Hall of Famer Donates to SMC Nursing Project as a Gift to His Wife

A man who served as Chairman of the Recreational Vehicle Industry Association, was named Indiana Manufacturing Entrepreneur of the Year in 1994 and gained induction into the Recreational Vehicle/Motor Home Hall of Fame eight years later is making his mark next in Michigan’s Great Southwest.

Kelly Rose, who co-founded Automotive Sound & Accessories forty years ago, has gifted Southwestern Michigan College a quarter of a million dollars to fund the Karen E. Rose Simulation Lab at the college’s new $9.6-million Nursing & Health Education Building currently under construction on the school’s Dowagiac campus.
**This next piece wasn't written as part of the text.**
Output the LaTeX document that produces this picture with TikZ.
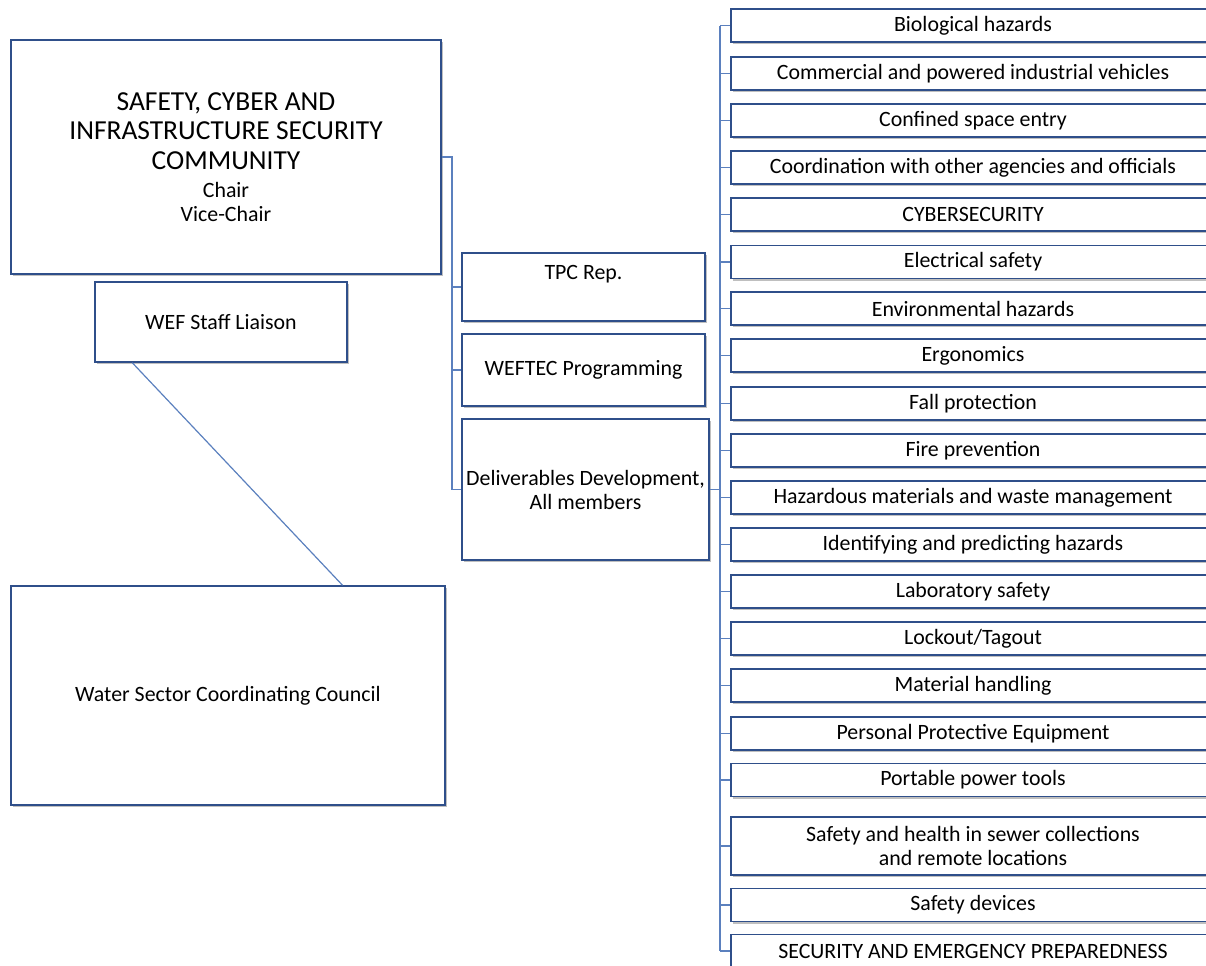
\documentclass[tikz,border=0pt]{standalone}
\usepackage{fontspec}
\setmainfont{Carlito}
\usetikzlibrary{positioning,calc,shadows}

\definecolor{boxline}{HTML}{2F4F8A}
\definecolor{linkline}{HTML}{5B80BE}

\newcommand{\titlesize}{\fontsize{20.6}{22.1}\selectfont}
\newcommand{\bodysize}{\fontsize{16.4}{18}\selectfont}

\begin{document}
\begin{tikzpicture}[
    x=0.75pt, y=-0.75pt,
    box/.style={rectangle, draw=boxline, line width=1.1pt, fill=white, inner sep=1pt, align=center,
        font=\bodysize,
        drop shadow={shadow xshift=1.4pt, shadow yshift=-1.6pt, opacity=0.25, fill=black}},
    topic/.style={box, minimum width=363pt, minimum height=24.75pt},
    link/.style={draw=linkline, line width=1.2pt},
]
\useasboundingbox (0,0) rectangle (1206,965);

% ====== Community and council ======
\node[box, minimum width=322.5pt, minimum height=175.5pt] (main) at (226,157)
{\titlesize SAFETY, CYBER AND\\[4.1pt]\titlesize INFRASTRUCTURE SECURITY\\[4.1pt]\titlesize COMMUNITY\\[3pt]Chair\\Vice-Chair};
\node[box, minimum width=189pt, minimum height=60pt] (liaison) at (221,322) {WEF Staff Liaison};
\node[box, minimum width=325.5pt, minimum height=164.25pt] (council) at (228,695.5) {Water Sector Coordinating Council};

\draw[link, line width=0.9pt] ($(liaison.south west)!0.15!(liaison.south east)$) -- ($(council.north west)!0.763!(council.north east)$);

% ====== Member roles ======
\node[box, minimum width=182.25pt, minimum height=51pt] (tpc) at (583.5,287) {TPC Rep.\\[-1pt]\strut};
\node[box, minimum width=182.25pt, minimum height=54pt] (weftec) at (583.5,370) {WEFTEC Programming};
\node[box, minimum width=185.25pt, minimum height=105.75pt] (deliv) at (585.5,489.5) {Deliverables Development,\\All members};

\coordinate (spineL) at (452,0);
\draw[link] (main.east) -- (spineL |- main.east) -- (spineL |- deliv.west) -- (deliv.west);
\draw[link] (spineL |- tpc.west) -- (tpc.west);
\draw[link] (spineL |- weftec.west) -- (weftec.west);

% ====== Topics ======
\foreach \n/\yc/\txt in {
    1/25.5/Biological hazards,
    2/73.5/Commercial and powered industrial vehicles,
    3/120.5/Confined space entry,
    4/167.5/Coordination with other agencies and officials,
    5/214.5/CYBERSECURITY,
    6/262/Electrical safety,
    7/308.5/Environmental hazards,
    8/355.5/Ergonomics,
    9/403.5/Fall protection,
    10/450.5/Fire prevention,
    11/497.5/Hazardous materials and waste management,
    12/544.5/Identifying and predicting hazards,
    13/591.5/Laboratory safety,
    14/638.5/{Lockout/Tagout},
    15/685.5/Material handling,
    16/733.5/Personal Protective Equipment,
    17/780/Portable power tools,
    19/905/Safety devices,
    20/951/SECURITY AND EMERGENCY PREPAREDNESS}
    \node[topic] (t\n) at (973,\yc) {\txt};
\node[topic, minimum height=43.5pt] (t18) at (973,846) {Safety and health in sewer collections\\and remote locations};

\coordinate (spineR) at (720,0);
\draw[link] (deliv.east) -- (spineR |- deliv.east);
\draw[link] (spineR |- t1.west) -- (spineR |- t20.west);
\foreach \n in {1,...,20}
    \draw[link] (spineR |- t\n.west) -- (t\n.west);

\end{tikzpicture}
\end{document}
SMC President Dr. David Mathews revealed the $250,000 gift at this week’s board meeting, with Board Chair Thomas Jerdon noting, “It’s our biggest gift so far and will have a huge impact. Being that Karen is an SMC nursing graduate, it has special meaning to both of them. We could see their connection to SMC at Commencement. He was a great Commencement speaker, he’s making the world a better place by giving back to the community and was a pioneer in his own industry.”

Jerdon said an article in The Southwester about Rose’s remarks two years ago, (when business students lined up afterward to meet him), gave him the idea to invite Rose to speak.

When he met Rose, Jerdon says, “He knew more about me than I knew about him because Karen went to nursing school with my oldest sister. They used to study together.”

Both Kelly and Karen are SMC alums. They met in the commons through a mutual friend, him the aspiring teacher/coach and Edwardsburg farm boy, and her, the Dowagiac city girl who worked for a year after high school to afford the $900 Dodge Dart she would drive to clinicals at Lee Memorial Hospital in Dowagiac, Lake View Hospital in Paw Paw and Cass County Medical Care Facility near Cassopolis.

“I saw her for the very first time in this building,” Kelly recalled as speaker for SMC’s 387-member Class of 2016. “I saw her across the room and told my buddies, ‘I’m going to marry that woman.’”

“When we got married,” he also informed SMC students, “I told Karen that within 10 years I was going to buy a Corvette and take her to Hawaii. We did. I learned as I went. If we make sure mistakes don’t bury us, we learn more from dry holes than gushers.”

The couple talked about donating to the college after attending its 49th graduation. They told school officials, “The campus looks so different. We need to do that. We love the school.” They talked about it, but left it there for the time being.

Then Kelly surprised Karen for her birthday on October 24th with the once-in-a-lifetime gift.

On her 65th birthday, driving back from a restaurant in Naples, Florida, Kelly insisted Karen load a video depicting golf course damage.

He cryptically told her, “I want to see it tonight.” She says, “He was getting so nervous,”  which perplexed her since she expected to be viewing trees toppled across an emerald expanse.

Instead, the virtual reality “fly-through” tour of the state-of-the-art facility that is the largest project undertaken in SMC’s more than 50-year history popped up.

Karen says, “I was so thrilled and in shock, I just started crying,” adding, “I had read different articles over the last five years about simulators and how wonderful they are for teaching. I thought that would have been nice” to have when she studied nursing at SMC in what was then a new building.  She concludes, “He couldn’t have given me a better gift!”

The former Karen Mead finished nursing school in 1972 while planning their small August wedding and whirlwind Wisconsin Dells honeymoon. A 1970 Union High School graduate, she grew up on First Avenue with brothers Dale and Lyle Jr., attended McKinley Elementary School, Central Junior High and DUHS.

She had thought about becoming a hairdresser and toured Vogue Beauty School in Indiana, but had also started at Lee Memorial as a teen-age candy-striper. After graduation, she found a nursing job at Elkhart General Hospital. She was a nurse for more than 10 years, and “paid the bills for a while” as her husband built several RV businesses.

Now, their legacy will live on in the new simulation center coming to the Dowagiac campus thanks to their generous gift to the project.